После месяца бесплодных скитаний по Франции в попытках установить контакт с кем-либо из УСО – и без необходимых талонов на покупку продуктов – Жорж-35 в конце концов направился в Марсель, где надеялся найти помощь, чтобы покинуть страну и вернуться домой. Именно здесь 24 февраля Вирджиния благодаря обширной сети контактов узнала о его прибытии и быстро приняла меры, чтобы предотвратить его отъезд. Сопротивление не могло позволить себе потерять радиста, и, узнав, что у него нет радиопередатчика, Вирджиния придумала гениальное решение этой проблемы. Жорж Беге, вероятно, спрятал свой передатчик в Шатору в прошлом октябре, прежде чем отправиться на Виллу де Буа, где его, разумеется, арестовали. Она отправила Жоржа-35 на поиски. Через несколько дней он вернулся с улыбкой на лице. Благодаря своей инициативе и вербовке сотен высокопоставленных сторонников Вирджиния наконец восстановила радиосвязь с Лондоном. К тому времени она вышла далеко за рамки своего первоначального задания в роли офицера связи. Наряду с другими своими обязанностями она стала главным специалистом по решению проблем.

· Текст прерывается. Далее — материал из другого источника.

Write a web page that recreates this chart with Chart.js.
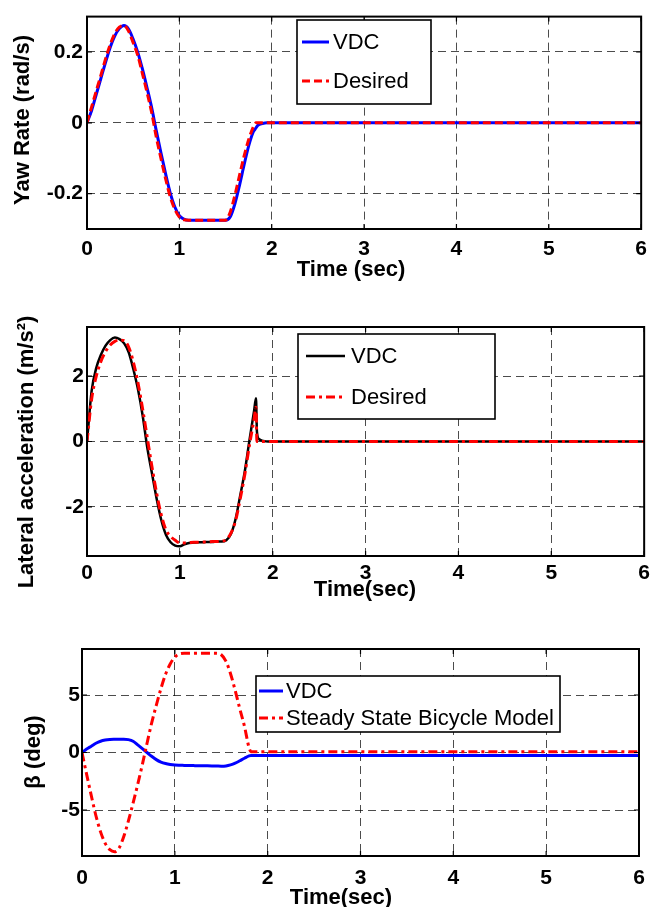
<!DOCTYPE html>
<html>
<head>
<meta charset="utf-8">
<script src="https://cdn.jsdelivr.net/npm/chart.js@4.4.0/dist/chart.umd.min.js"></script>
<style>
  html, body { margin: 0; padding: 0; background: #fff; }
  #wrap { position: relative; width: 655px; height: 907px; overflow: hidden; }
  canvas { position: absolute; left: 0; }
</style>
</head>
<body>
<div id="wrap">
  <canvas id="yawChart" width="655" height="300" style="top:0px"></canvas>
  <canvas id="latChart" width="655" height="310" style="top:300px"></canvas>
  <canvas id="betaChart" width="655" height="287" style="top:620px"></canvas>
</div>
<script>
// sample times (sec), shared by all three panels
const time = [0, 0.05, 0.1, 0.15, 0.2, 0.25, 0.3, 0.35, 0.4, 0.45,
  0.5, 0.55, 0.6, 0.65, 0.7, 0.75, 0.8, 0.85, 0.9, 0.95,
  1.0, 1.05, 1.1, 1.15, 1.2, 1.25, 1.3, 1.35, 1.4, 1.45,
  1.5, 1.55, 1.6, 1.65, 1.7, 1.75, 1.8, 1.82, 1.83, 1.85,
  1.9, 1.95, 2.0, 6.0];

// yaw rate (rad/s)
const yawVdc = [0, 0.035, 0.080, 0.125, 0.170, 0.212, 0.245, 0.266, 0.275, 0.265,
  0.236, 0.199, 0.152, 0.099, 0.043, -0.022, -0.084, -0.143, -0.197, -0.237,
  -0.262, -0.272, -0.275, -0.275, -0.275, -0.275, -0.275, -0.275, -0.275, -0.275,
  -0.275, -0.266, -0.230, -0.178, -0.120, -0.066, -0.026, -0.018, -0.014, -0.007,
  -0.002, 0, 0, 0];
const yawDesired = [0, 0.045, 0.090, 0.134, 0.180, 0.220, 0.252, 0.270, 0.275, 0.259,
  0.226, 0.190, 0.139, 0.086, 0.029, -0.040, -0.100, -0.157, -0.208, -0.244,
  -0.266, -0.274, -0.275, -0.275, -0.275, -0.275, -0.275, -0.275, -0.275, -0.275,
  -0.275, -0.253, -0.206, -0.150, -0.095, -0.048, -0.012, -0.003, 0, 0,
  0, 0, 0, 0];

// lateral acceleration (m/s^2)
const latVdc = [0, 1.55, 2.25, 2.65, 2.93, 3.10, 3.18, 3.13, 3.00, 2.72,
  2.20, 1.58, 0.78, -0.20, -0.98, -1.75, -2.40, -2.85, -3.08, -3.18,
  -3.20, -3.14, -3.10, -3.09, -3.08, -3.08, -3.07, -3.07, -3.06, -3.06,
  -3.02, -2.83, -2.37, -1.65, -0.90, 0.05, 0.95, 1.32, 0.30, 0.08,
  0.02, 0, 0, 0];
const latDesired = [0, 1.30, 2.00, 2.45, 2.75, 2.95, 3.06, 3.10, 3.08, 2.88,
  2.42, 1.78, 0.98, 0.10, -0.78, -1.58, -2.25, -2.70, -2.90, -3.02,
  -3.10, -3.10, -3.09, -3.08, -3.08, -3.07, -3.07, -3.06, -3.06, -3.05,
  -3.00, -2.80, -2.42, -1.75, -1.00, -0.10, 0.70, 1.05, 0, 0,
  0, 0, 0, 0];

// side slip angle beta (deg)
const betaVdc = [0, 0.30, 0.55, 0.80, 0.98, 1.08, 1.13, 1.15, 1.16, 1.16,
  1.12, 0.98, 0.66, 0.33, 0.00, -0.33, -0.62, -0.83, -0.96, -1.04,
  -1.09, -1.11, -1.12, -1.13, -1.14, -1.15, -1.15, -1.16, -1.17, -1.18,
  -1.19, -1.17, -1.08, -0.93, -0.72, -0.50, -0.30, -0.26, -0.26, -0.26,
  -0.26, -0.26, -0.26, -0.26];
const betaBicycle = [0, -1.90, -3.75, -5.50, -6.90, -7.90, -8.45, -8.63, -8.30, -7.30,
  -5.95, -4.40, -2.78, -1.05, 0.78, 2.55, 4.10, 5.55, 6.80, 7.70,
  8.30, 8.58, 8.63, 8.63, 8.63, 8.63, 8.63, 8.63, 8.63, 8.62,
  8.50, 7.95, 6.85, 5.40, 3.80, 2.28, 0.40, 0.08, 0.06, 0.06,
  0.06, 0.06, 0.06, 0.06];

// tick labels
const timeTicks = [0, 1, 2, 3, 4, 5, 6];
const yawTicks = [-0.2, 0, 0.2];
const latTicks = [-2, 0, 2];
const betaTicks = [-5, 0, 5];

const FONT = "'Liberation Sans', Arial, Helvetica, sans-serif";

// matlab look: closed box, inward ticks, boxed legend inside the axes, axis labels
const matlabDecor = {
  id: 'matlabDecor',
  afterDraw(chart, args, opts) {
    const ctx = chart.ctx;
    const a = chart.chartArea;
    const xs = chart.scales.x, ys = chart.scales.y;
    ctx.save();
    ctx.setLineDash([]);
    ctx.strokeStyle = '#000';
    ctx.lineWidth = 1.2;
    ctx.beginPath();
    xs.ticks.forEach(t => {
      const px = xs.getPixelForValue(t.value);
      ctx.moveTo(px, a.bottom); ctx.lineTo(px, a.bottom - 5);
      ctx.moveTo(px, a.top); ctx.lineTo(px, a.top + 5);
    });
    ys.ticks.forEach(t => {
      const py = ys.getPixelForValue(t.value);
      ctx.moveTo(a.left, py); ctx.lineTo(a.left + 5, py);
      ctx.moveTo(a.right, py); ctx.lineTo(a.right - 5, py);
    });
    ctx.stroke();
    ctx.lineWidth = 2;
    ctx.strokeRect(a.left, a.top, a.width, a.height);

    // legend
    const lg = opts.legend;
    ctx.fillStyle = '#fff';
    ctx.fillRect(lg.x, lg.y, lg.w, lg.h);
    ctx.lineWidth = 1.6;
    ctx.strokeStyle = '#000';
    ctx.strokeRect(lg.x, lg.y, lg.w, lg.h);
    ctx.font = '22px ' + FONT;
    ctx.textAlign = 'left';
    ctx.textBaseline = 'middle';
    chart.data.datasets.forEach((ds, i) => {
      const ry = lg.rows[i];
      ctx.strokeStyle = ds.borderColor;
      ctx.lineWidth = ds.borderWidth;
      ctx.setLineDash(ds.borderDash || []);
      ctx.beginPath();
      ctx.moveTo(lg.line[0], ry);
      ctx.lineTo(lg.line[1], ry);
      ctx.stroke();
      ctx.setLineDash([]);
      ctx.fillStyle = '#000';
      ctx.fillText(ds.label, lg.textX, ry + 1);
    });

    // axis titles
    ctx.fillStyle = '#000';
    ctx.font = 'bold 22px ' + FONT;
    ctx.textAlign = 'center';
    ctx.textBaseline = 'alphabetic';
    ctx.fillText(opts.xTitle.text, opts.xTitle.x, opts.xTitle.y);
    ctx.translate(opts.yTitle.x, opts.yTitle.y);
    ctx.rotate(-Math.PI / 2);
    ctx.textBaseline = 'middle';
    ctx.fillText(opts.yTitle.text, 0, 0);
    ctx.restore();
  }
};

function makePanel(id, p) {
  new Chart(document.getElementById(id), {
    type: 'line',
    data: {
      datasets: p.series.map(s => ({
        label: s.label,
        data: time.map((t, i) => ({ x: t, y: s.values[i] })),
        borderColor: s.color,
        borderWidth: s.width,
        borderDash: s.dash,
        pointRadius: 0,
        fill: false,
        cubicInterpolationMode: 'monotone',
        order: s.order
      }))
    },
    options: {
      responsive: false,
      animation: false,
      events: [],
      layout: { padding: { top: p.top, right: p.right, left: 0, bottom: 0 } },
      plugins: {
        legend: { display: false },
        tooltip: { enabled: false },
        matlabDecor: { legend: p.legend, xTitle: p.xTitle, yTitle: p.yTitle }
      },
      scales: {
        x: {
          type: 'linear', min: 0, max: 6,
          afterBuildTicks: sc => { sc.ticks = timeTicks.map(v => ({ value: v })); },
          afterFit: sc => { sc.height = p.xh; },
          grid: { color: 'rgba(0,0,0,0.7)', lineWidth: 1, drawTicks: false },
          border: { display: false, dash: [8, 5] },
          ticks: { color: '#000', padding: p.xPad, maxRotation: 0, autoSkip: false,
                   font: { family: FONT, size: 21, weight: 'bold' }, callback: v => String(v) }
        },
        y: {
          min: p.yMin, max: p.yMax,
          afterBuildTicks: sc => { sc.ticks = p.yTicks.map(v => ({ value: v })); },
          afterFit: sc => { sc.width = p.left; },
          grid: { color: 'rgba(0,0,0,0.7)', lineWidth: 1, drawTicks: false },
          border: { display: false, dash: [8, 5] },
          ticks: { color: '#000', padding: p.yPad, autoSkip: false,
                   font: { family: FONT, size: 21, weight: 'bold' }, callback: v => String(v) }
        }
      }
    },
    plugins: [matlabDecor]
  });
}

makePanel('yawChart', {
  top: 10, right: 7, left: 87, xh: 71, xPad: 8, yPad: 4,
  yMin: -0.3, yMax: 0.3, yTicks: yawTicks,
  series: [
    { label: 'VDC', values: yawVdc, color: '#0000ff', width: 3, dash: [], order: 1 },
    { label: 'Desired', values: yawDesired, color: '#ff0000', width: 3, dash: [8, 4], order: 0 }
  ],
  legend: { x: 297, y: 20, w: 134, h: 84, line: [302, 329], textX: 333, rows: [42, 81] },
  xTitle: { text: 'Time (sec)', x: 351, y: 276 },
  yTitle: { text: 'Yaw Rate (rad/s)', x: 23, y: 120 }
});

makePanel('latChart', {
  top: 27, right: 6, left: 87, xh: 54, xPad: 5, yPad: 3,
  yMin: -3.5, yMax: 3.5, yTicks: latTicks,
  series: [
    { label: 'VDC', values: latVdc, color: '#000000', width: 2.5, dash: [], order: 1 },
    { label: 'Desired', values: latDesired, color: '#ff0000', width: 3, dash: [9, 4, 3, 4], order: 0 }
  ],
  legend: { x: 298, y: 34, w: 197, h: 85, line: [306, 345], textX: 351, rows: [56, 97] },
  xTitle: { text: 'Time(sec)', x: 365, y: 296 },
  yTitle: { text: 'Lateral acceleration (m/s²)', x: 27, y: 152 }
});

makePanel('betaChart', {
  top: 29, right: 16, left: 82, xh: 51, xPad: 10, yPad: 2,
  yMin: -9, yMax: 9, yTicks: betaTicks,
  series: [
    { label: 'VDC', values: betaVdc, color: '#0000ff', width: 3, dash: [], order: 1 },
    { label: 'Steady State Bicycle Model', values: betaBicycle, color: '#ff0000', width: 3, dash: [9, 4, 3, 4], order: 0 }
  ],
  legend: { x: 256, y: 56, w: 304, h: 56, line: [259, 283], textX: 286, rows: [71, 98] },
  xTitle: { text: 'Time(sec)', x: 341, y: 284 },
  yTitle: { text: 'β (deg)', x: 34, y: 132 }
});
</script>
</body>
</html>
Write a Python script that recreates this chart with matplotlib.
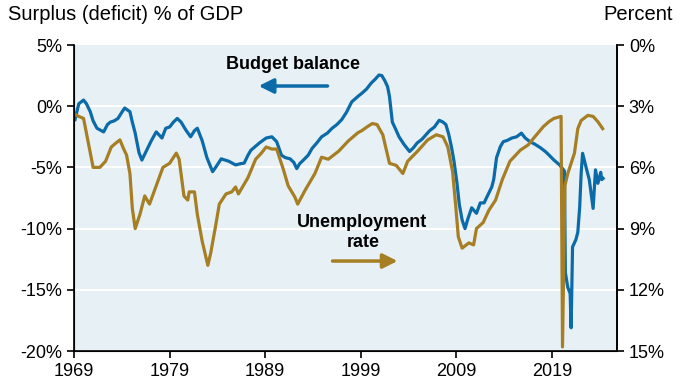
import matplotlib.pyplot as plt

plt.rcParams['font.family'] = ['Liberation Sans', 'DejaVu Sans']

# Budget balance, 12-month sum, % of GDP (left axis)
budget_years = [1969.1, 1969.5, 1970.0, 1970.3, 1970.7, 1971.0, 1971.4, 1972.1, 1972.5, 1972.8,
                1973.2, 1973.6, 1974.0, 1974.3, 1974.85, 1975.1, 1975.4, 1975.8, 1976.1, 1976.6,
                1977.1, 1977.6, 1978.2, 1978.6, 1979.0, 1979.4, 1979.8, 1980.2, 1980.7, 1981.2,
                1981.6, 1981.9, 1982.4, 1982.9, 1983.5, 1983.9, 1984.4, 1985.2, 1985.9, 1986.4,
                1986.8, 1987.2, 1987.5, 1988.4, 1989.1, 1989.7, 1990.2, 1990.7, 1991.1, 1991.6,
                1992.0, 1992.3, 1992.6, 1993.0, 1993.5, 1993.9, 1994.4, 1994.9, 1995.5, 1996.0,
                1996.5, 1997.0, 1997.5, 1998.05, 1998.7, 1999.1, 1999.6, 2000.1, 2000.5, 2000.9,
                2001.2, 2001.5, 2001.8, 2002.0, 2002.3, 2002.6, 2003.0, 2003.5, 2004.1, 2004.5,
                2004.9, 2005.4, 2005.8, 2006.2, 2006.7, 2007.2, 2007.6, 2007.9, 2008.2, 2008.5,
                2008.75, 2009.05, 2009.3, 2009.6, 2009.9, 2010.2, 2010.6, 2011.1, 2011.5, 2011.9,
                2012.2, 2012.7, 2012.9, 2013.2, 2013.6, 2013.9, 2014.3, 2014.8, 2015.3, 2015.8,
                2016.2, 2016.7, 2017.2, 2017.8, 2018.3, 2018.7, 2019.2, 2019.8, 2020.1, 2020.3,
                2020.4, 2020.65, 2020.9, 2021.0, 2021.15, 2021.5, 2021.7, 2021.9, 2022.05, 2022.2,
                2022.6, 2022.9, 2023.3, 2023.45, 2023.55, 2023.8, 2024.1, 2024.2, 2024.35]
budget_vals = [-1.1, 0.2, 0.5, 0.2, -0.45, -1.2, -1.8, -2.1, -1.5, -1.3,
               -1.2, -1.0, -0.5, -0.15, -0.45, -1.3, -2.2, -3.8, -4.4, -3.6,
               -2.8, -2.1, -2.6, -1.8, -1.7, -1.3, -1.0, -1.3, -1.95, -2.5,
               -2.0, -1.8, -2.8, -4.2, -5.35, -4.9, -4.3, -4.5, -4.8, -4.7,
               -4.65, -4.0, -3.6, -3.0, -2.6, -2.5, -2.9, -4.0, -4.2, -4.3,
               -4.6, -5.1, -4.7, -4.4, -4.0, -3.45, -3.0, -2.5, -2.2, -1.8,
               -1.5, -1.1, -0.5, 0.35, 0.8, 1.05, 1.4, 1.9, 2.2, 2.55,
               2.5, 2.1, 1.6, 0.8, -1.3, -1.8, -2.5, -3.1, -3.7, -3.4,
               -3.0, -2.7, -2.35, -2.0, -1.7, -1.15, -1.3, -1.5, -2.3, -3.4,
               -4.5, -6.2, -8.0, -9.3, -10.0, -9.2, -8.3, -8.75, -7.9, -7.9,
               -7.4, -6.6, -6.0, -4.2, -3.3, -2.9, -2.8, -2.6, -2.5, -2.2,
               -2.6, -2.9, -3.1, -3.4, -3.7, -4.0, -4.4, -4.8, -5.1, -5.3,
               -13.6, -14.8, -15.3, -18.1, -11.5, -10.9, -10.3, -8.2, -5.5, -3.85,
               -5.1, -6.0, -8.35, -6.5, -5.2, -6.3, -5.4, -6.0, -5.9]

# Unemployment rate, % (right axis, inverted)
unemp_years = [1969.1, 1969.5, 1970.0, 1970.5, 1971.0, 1971.7, 1972.3, 1972.9, 1973.4, 1973.8,
               1974.2, 1974.5, 1974.85, 1975.1, 1975.4, 1975.9, 1976.4, 1976.9, 1977.6, 1978.3,
               1979.0, 1979.7, 1980.0, 1980.5, 1980.9, 1981.05, 1981.6, 1981.9, 1982.4, 1983.0,
               1983.3, 1983.8, 1984.2, 1984.9, 1985.5, 1985.9, 1986.2, 1986.7, 1987.2, 1988.0,
               1988.6, 1989.1, 1989.7, 1990.2, 1990.9, 1991.4, 1992.1, 1992.4, 1993.2, 1994.2,
               1994.9, 1995.6, 1996.7, 1997.7, 1998.7, 1999.1, 1999.7, 2000.2, 2000.7, 2001.3,
               2001.7, 2002.0, 2002.7, 2003.4, 2003.9, 2004.95, 2006.0, 2006.9, 2007.6, 2008.1,
               2008.6, 2008.95, 2009.2, 2009.6, 2010.3, 2010.8, 2011.1, 2011.8, 2012.4, 2013.1,
               2013.8, 2014.6, 2015.7, 2016.5, 2017.2, 2018.1, 2018.7, 2019.2, 2019.95, 2020.1,
               2020.35, 2020.65, 2021.0, 2021.35, 2021.7, 2022.05, 2022.75, 2023.3, 2023.8, 2024.3]
unemp_vals = [3.4, 3.5, 3.6, 4.8, 6.0, 6.0, 5.7, 5.0, 4.8, 4.65,
              5.1, 5.4, 6.3, 8.0, 9.0, 8.3, 7.4, 7.8, 6.9, 6.0,
              5.8, 5.3, 5.6, 7.4, 7.6, 7.2, 7.2, 8.3, 9.6, 10.8,
              10.2, 8.9, 7.8, 7.3, 7.2, 6.96, 7.3, 6.9, 6.5, 5.6,
              5.3, 5.0, 5.1, 5.1, 6.1, 6.9, 7.45, 7.8, 7.1, 6.3,
              5.5, 5.6, 5.2, 4.7, 4.3, 4.2, 4.0, 3.85, 3.9, 4.4,
              5.2, 5.8, 5.9, 6.3, 5.7, 5.2, 4.65, 4.4, 4.5, 5.0,
              6.2, 8.0, 9.4, 9.96, 9.7, 9.8, 9.0, 8.7, 8.1, 7.6,
              6.6, 5.7, 5.15, 4.9, 4.5, 4.0, 3.75, 3.6, 3.5, 14.8,
              6.9, 6.3, 5.8, 5.3, 4.1, 3.7, 3.45, 3.5, 3.76, 4.1]

x_ticks = [1969, 1979, 1989, 1999, 2009, 2019]
left_ticks = [5, 0, -5, -10, -15, -20]
right_ticks = [0, 3, 6, 9, 12, 15]

blue = '#0b6aa8'
gold = '#a67e24'

fig = plt.figure(figsize=(6.84, 3.88), dpi=100)
ax = fig.add_axes([74 / 684, 1 - 351 / 388, 543 / 684, 306 / 388])
ax.set_facecolor('#e7f0f4')

for v in [0, -5, -10, -15]:
    ax.axhline(v, color='white', lw=1.5, zorder=1)

ax.plot(budget_years, budget_vals, color=blue, lw=2.3, zorder=3)
ax.set_xlim(1969, 2025.8)
ax.set_ylim(-20, 5)
ax.set_xticks(x_ticks)
ax.set_yticks(left_ticks)
ax.set_yticklabels([f'{t}%' for t in left_ticks])
ax.spines['top'].set_visible(False)
for s in ['left', 'right', 'bottom']:
    ax.spines[s].set_linewidth(1.2)
ax.tick_params(axis='both', labelsize=13, length=5, width=1.2, direction='out')

ax2 = ax.twinx()
ax2.plot(unemp_years, unemp_vals, color=gold, lw=2.3)
ax2.set_ylim(15, 0)
ax2.set_yticks(right_ticks)
ax2.set_yticklabels([f'{t}%' for t in right_ticks])
ax2.spines['top'].set_visible(False)
ax2.spines['right'].set_linewidth(1.2)
ax2.tick_params(axis='y', labelsize=13, length=5, width=1.2, direction='out')

# labels above the axes
fig.text(8 / 684, 1 - 15 / 388, 'Surplus (deficit) % of GDP', fontsize=14.5, va='center', ha='left')
fig.text(673 / 684, 1 - 15 / 388, 'Percent', fontsize=14.5, va='center', ha='right')

# annotations
ax.text(0.403, 0.935, 'Budget balance', transform=ax.transAxes, fontsize=13,
        fontweight='bold', ha='center', va='center')
ax.annotate('', xy=(0.335, 0.866), xytext=(0.472, 0.866), xycoords='axes fraction',
            arrowprops=dict(arrowstyle='-|>', color=blue, lw=2.5, mutation_scale=22))
ax2.text(0.530, 0.421, 'Unemployment', transform=ax.transAxes, fontsize=13,
         fontweight='bold', ha='center', va='center')
ax2.text(0.532, 0.353, 'rate', transform=ax.transAxes, fontsize=13,
         fontweight='bold', ha='center', va='center')
ax2.annotate('', xy=(0.601, 0.294), xytext=(0.471, 0.294), xycoords='axes fraction',
             arrowprops=dict(arrowstyle='-|>', color=gold, lw=2.5, mutation_scale=22))

fig.savefig('out.png', dpi=100)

Возвращение к власти в апреле 1942 года Пьера Лаваля – особенно яростно настроенного нацистского пособника, известного как Черный Питер, – спровоцировало еще одно ужесточение политического климата во Франции. Петэн уволил его в декабре 1940 года отчасти за то, что он был слишком пронацистским, а теперь его возвращение вызвало «прекрасный прилив ненависти, и акции [маршала] очень резко упали в цене», – говорила Вирджиния в одной из своих депеш в Лондон. «Но страна настолько наполнена апатией и страхом, что никакой решительной реакции не последовало»[140]. Даже правительственные инструкции не обмениваться рукопожатиями с евреями и не использовать их имена или титулы, а обращаться к ним просто le Juif («еврей») или la Juive («еврейка») вызвали только легкое волнение. Общественное мнение начало, наконец, меняться лишь в июне, когда Лаваль призвал к победе Германии в войне, а начальник полиции Виши Рене Буске согласился с требованиями нацистов собрать 10 000 евреев для депортации из так называемой свободной зоны. Когда оказалось, что число не соответствует требованиям «окончательного решения еврейского вопроса» – плану нацистов по уничтожению евреев, согласованному на Ванзейской конференции в январе 1942 года, – Лаваль отменил исключение для немецких детей до шестнадцати лет и настоял на их отправке. Тем летом от вокзала в Лионе отъезжали первые товарные вагоны, набитые целыми семьями евреев. Вишисты даже не удосужились скрыть происходящее, не говоря уже о том, чтобы попытаться это остановить. Ограниченная в том, что можно было безопасно сообщать в статьях, Вирджиния, тем не менее, отправила 22 июня в «Нью-Йорк пост» новость о том, что евреи в Париже теперь обязаны носить желтую звезду. Агенты-евреи продолжали свою опасную работу несмотря ни на что, но ее деятельность в качестве журналиста неизбежно подходила к концу.